Sacramento to clear highly-visible homeless encampment Monday as part of property’s sale
Under the potential threat of legal action by Sacramento County, the city of Sacramento plans to sell a property where a highly-visible homeless encampment has been for over a year.
The decision will mean the camp, at the corner of Fair Oaks Boulevard and Howe Avenue, will need to be vacated starting Monday, the city announced Thursday on its website. It’s unclear if the new owner will allow the roughly 30 tight-knit unhoused folks who live at the property, known as “the hill,” to go back.
City spokesman Tim Swanson did not immediately return an email seeking the name of the group buying the property and what they plan to use it for. The lease agreement did not go to City Council for approval.
The encampment popped up in 2021 when a handful of unhoused people came off the American River’s banks to the lot amid strip malls and apartment complexes, nestled between busy roadways, seeking visibility and safety. Complaints started to pour in to the city and the county. While the property is near the border, it is within the city limits, meaning it’s the city’s decision whether to clear it.
City officials decided against that, viewing a 2018 decision by the 9th Circuit Court of Appeals, known as Martin vs. Boise, as limiting their ability to clear homeless camps. The ruling prohibits cities and counties from citing people for camping on public property unless a shelter bed is available. All shelters in Sacramento are full on any given night.

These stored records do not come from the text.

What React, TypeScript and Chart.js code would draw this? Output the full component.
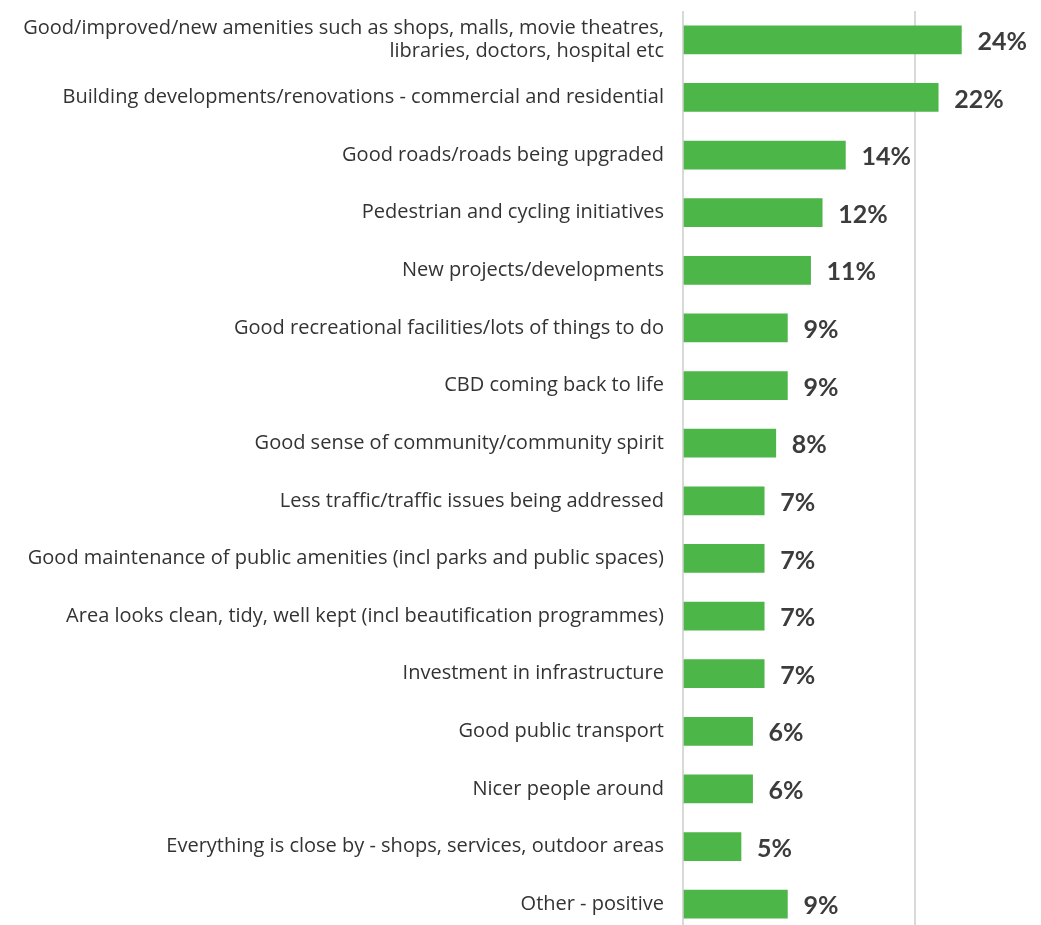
import React, { useEffect, useRef } from "react";
import { Chart, registerables } from "chart.js";

Chart.register(...registerables);

const categories: (string | string[])[] = [
  ["Good/improved/new amenities such as shops, malls, movie theatres,", "libraries, doctors, hospital etc"],
  "Building developments/renovations - commercial and residential",
  "Good roads/roads being upgraded",
  "Pedestrian and cycling initiatives",
  "New projects/developments",
  "Good recreational facilities/lots of things to do",
  "CBD coming back to life",
  "Good sense of community/community spirit",
  "Less traffic/traffic issues being addressed",
  "Good maintenance of public amenities (incl parks and public spaces)",
  "Area looks clean, tidy, well kept (incl beautification programmes)",
  "Investment in infrastructure",
  "Good public transport",
  "Nicer people around",
  "Everything is close by - shops, services, outdoor areas",
  "Other - positive",
];

const values: number[] = [24, 22, 14, 12, 11, 9, 9, 8, 7, 7, 7, 7, 6, 6, 5, 9];

const BAR_COLOR = "#4db649";
const GRID_COLOR = "#d9d9d9";
const TEXT_COLOR = "#333333";
const VALUE_COLOR = "#3c3c3c";

const valueLabels = {
  id: "valueLabels",
  afterDatasetsDraw(chart: any) {
    const ctx = chart.ctx;
    const meta = chart.getDatasetMeta(0);
    ctx.save();
    ctx.font = "bold 25px Lato, 'Open Sans', sans-serif";
    ctx.fillStyle = VALUE_COLOR;
    ctx.textAlign = "left";
    ctx.textBaseline = "middle";
    meta.data.forEach((bar: any, i: number) => {
      ctx.fillText(values[i] + "%", bar.x + 16, bar.y + 2);
    });
    ctx.restore();
  },
};

export default function App() {
  const ref = useRef<HTMLCanvasElement>(null);
  useEffect(() => {
    if (!ref.current) return;
    const chart = new Chart(ref.current, {
      type: "bar",
      data: {
        labels: categories,
        datasets: [
          {
            data: values,
            backgroundColor: BAR_COLOR,
            borderWidth: 0,
            barThickness: 28,
          },
        ],
      },
      options: {
        indexAxis: "y",
        responsive: false,
        animation: false,
        layout: { padding: { top: 3, right: 2, bottom: 0, left: 0 } },
        plugins: {
          legend: { display: false },
          tooltip: { enabled: false },
        },
        scales: {
          x: {
            min: 0,
            max: 30,
            ticks: { display: false, stepSize: 20 },
            border: { display: false },
            grid: {
              drawTicks: false,
              lineWidth: 2,
              color: (c: any) =>
                c.tick && (c.tick.value === 0 || c.tick.value === 20) ? GRID_COLOR : "rgba(0,0,0,0)",
            },
          },
          y: {
            grid: { display: false, drawTicks: false },
            border: { display: false },
            afterFit: (scale: any) => {
              scale.width = 675;
              scale.paddingTop = 0;
              scale.paddingBottom = 0;
            },
            ticks: {
              padding: 19,
              color: TEXT_COLOR,
              font: { family: "'Open Sans', sans-serif", size: 20, lineHeight: 1.15 },
              autoSkip: false,
            },
          },
        },
      },
      plugins: [valueLabels],
    });
    return () => chart.destroy();
  }, []);
  return <canvas ref={ref} width={1025} height={925} />;
}
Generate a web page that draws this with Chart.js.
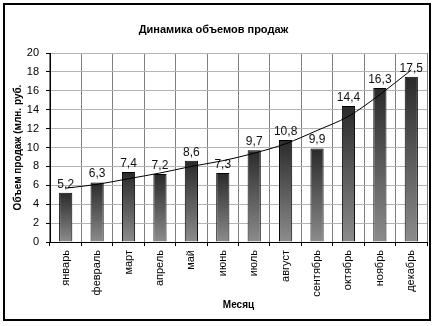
<!DOCTYPE html>
<html lang="ru">
<head>
<meta charset="utf-8">
<title>Динамика объемов продаж</title>
<script src="https://cdn.jsdelivr.net/npm/chart.js@4/dist/chart.umd.min.js"></script>
<style>
  html, body { margin: 0; padding: 0; background: #fff; }
  canvas { display: block; }
</style>
</head>
<body>
<canvas id="salesChart" width="438" height="326"></canvas>
<script>
// месяцы и объемы продаж, млн. руб.
const months = ["январь", "февраль", "март", "апрель", "май", "июнь",
  "июль", "август", "сентябрь", "октябрь", "ноябрь", "декабрь"];
const sales = [5.2, 6.3, 7.4, 7.2, 8.6, 7.3, 9.7, 10.8, 9.9, 14.4, 16.3, 17.5];
// линия тренда
const trend = [5.7, 6.1, 6.7, 7.3, 8.0, 8.6, 9.4, 10.4, 11.8, 13.3, 15.6, 18.2];
const yTicks = [0, 2, 4, 6, 8, 10, 12, 14, 16, 18, 20];

const FONT = 'Arial, "Liberation Sans", sans-serif';

// градиент для каждого столбца: темный сверху, серый снизу
const barFill = (c) => {
  const chart = c.chart;
  const y = chart.scales.y;
  if (!chart.chartArea || !y || c.dataIndex === undefined) return "#555";
  const top = y.getPixelForValue(sales[c.dataIndex]);
  const bottom = y.getPixelForValue(0);
  const g = chart.ctx.createLinearGradient(0, top, 0, bottom);
  g.addColorStop(0, "#2a2a2a");
  g.addColorStop(1, "#8c8c8c");
  return g;
};

// подписи значений над столбцами
const valueLabels = {
  id: "valueLabels",
  afterDatasetDraw(chart, args) {
    if (args.index !== 0) return;
    const ctx = chart.ctx;
    ctx.save();
    ctx.font = "12px " + FONT;
    ctx.fillStyle = "#111";
    ctx.textAlign = "center";
    ctx.textBaseline = "alphabetic";
    args.meta.data.forEach((bar, i) => {
      ctx.fillText(String(sales[i]).replace(".", ","), bar.x, bar.y - 5);
    });
    ctx.restore();
  }
};

// рамка вокруг всей диаграммы
const frame = {
  id: "frame",
  afterDraw(chart) {
    const ctx = chart.ctx;
    ctx.save();
    ctx.strokeStyle = "#000";
    ctx.lineWidth = 2;
    ctx.strokeRect(4, 4, 426, 316);
    ctx.restore();
  }
};

new Chart(document.getElementById("salesChart"), {
  data: {
    labels: months,
    datasets: [
      {
        type: "bar",
        data: sales,
        order: 1,
        backgroundColor: barFill,
        borderColor: "#000",
        borderWidth: 1,
        categoryPercentage: 1,
        barPercentage: 0.42
      },
      {
        type: "line",
        data: trend,
        order: 0,
        borderColor: "#000",
        borderWidth: 1,
        pointRadius: 0,
        cubicInterpolationMode: "monotone",
        fill: false
      }
    ]
  },
  options: {
    responsive: false,
    animation: false,
    layout: { padding: { left: 0, right: 11, top: 0, bottom: 0 } },
    plugins: {
      legend: { display: false },
      tooltip: { enabled: false },
      title: {
        display: true,
        text: "Динамика объемов продаж",
        color: "#000",
        font: { family: FONT, size: 11, weight: "bold", lineHeight: 1.2 },
        padding: { top: 23, bottom: 16.8 }
      }
    },
    scales: {
      x: {
        offset: true,
        grid: {
          offset: true,
          color: "#808080",
          tickColor: "#000",
          tickLength: 4
        },
        border: { color: "#000" },
        ticks: {
          color: "#000",
          font: { family: FONT, size: 11 },
          minRotation: 90,
          maxRotation: 90,
          autoSkip: false,
          padding: 4
        },
        title: {
          display: true,
          text: "Месяц",
          color: "#000",
          font: { family: FONT, size: 10, weight: "bold" },
          padding: { top: 0, bottom: 15 }
        },
        afterFit(scale) { scale.height = 84; }
      },
      y: {
        min: 0,
        max: 20,
        afterBuildTicks(scale) { scale.ticks = yTicks.map(v => ({ value: v })); },
        grid: {
          color: "#b4b4b4",
          tickColor: "#000",
          tickLength: 4
        },
        border: { color: "#000" },
        ticks: {
          color: "#000",
          font: { family: FONT, size: 11 },
          padding: 7
        },
        title: {
          display: true,
          text: "Объем продаж (млн. руб.",
          color: "#000",
          font: { family: FONT, size: 10, weight: "bold" },
          padding: { top: 12, bottom: 0 }
        },
        afterFit(scale) { scale.width = 50; }
      }
    }
  },
  plugins: [valueLabels, frame]
});
</script>
</body>
</html>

Then in January, Sacramento County Sheriff’s deputies handed out surveys to businesses and apartment complexes in the area, asking respondents to write down any activity they have seen that is “illegal or a nuisance.” One question on the survey, obtained by The Sacramento Bee, read: “Are you willing to sign a written declaration prepared by the District Attorney’s Office to be filed with the Superior Court?”
As of Thursday, no lawsuit has been filed.
The city announced in a blog post to a city website Thursday that it has entered into a lease agreement with a “local group that expressed interest in this property.” The city plans to transfer the property to the group by mid-April, the post said.
“The lease agreement is conditioned on repairing damage to the city’s water, irrigation and sewer systems and fencing the property,” Assistant City Manager Chris Conlin said in the blog post. “Because this work will involve heavy equipment, our Public Works Department will need to designate the property as a work zone and require the property to be vacated for safety reasons. This repair work is set to begin on April 11.”
Many remain without housing
Employees from the city’s Department of Community Response visited the camp more than 60 times to offer services, the blog post said.
On Thursday evening, there still appeared to be roughly 50 tents on the property. Three people living on the small parcel told The Sacramento Bee they have not yet been given shelter or housing.
“They said they’d connect me with someone who’d be able to give us housing, but he never called” said Robert Daul, 60, who lost his job at a Roseville water park when the coronavirus pandemic struck.
Outreach workers told Gwen Mayse, 61, they were working to get her into a house in south Sacramento. Although nervous about roommates, she said she would go.
Mayse said the encampment is safer for women than being on the street alone.
“They look out for me,” Mayse said.
Echo Osgood, 39, who was raped before she got to the camp, agreed the camp is safer than being alone. She has not yet been offered shelter or housing, she said. She had not yet heard they’d have to leave.
“They didn’t tell us that,” Osgood said. “They said they’d be installing a fence, but not that we’d have to leave. I knew selling it would be a loophole. It’s just to get outta the lawsuit.”
She dreads going back to the sidewalk, where she often has to move.
“I will not be able to have the comfort of sleeping in one spot and be located for housing,” she said.
Some at the camp did get housed. City and county employees on March 29 placed Joy Gonzalez, the unofficial spokeswoman of the camp, and her dog into housing, she told The Bee. It’s a shared house with roommates in Fair Oaks, run by the nonprofit organization Sacramento Self Help Housing.
So far it’s been a good experience, she said, but she worries about what will happen to her friends.
“That was one way to pass the buck wasn’t it?” she said of the city’s decision to sell the parcel.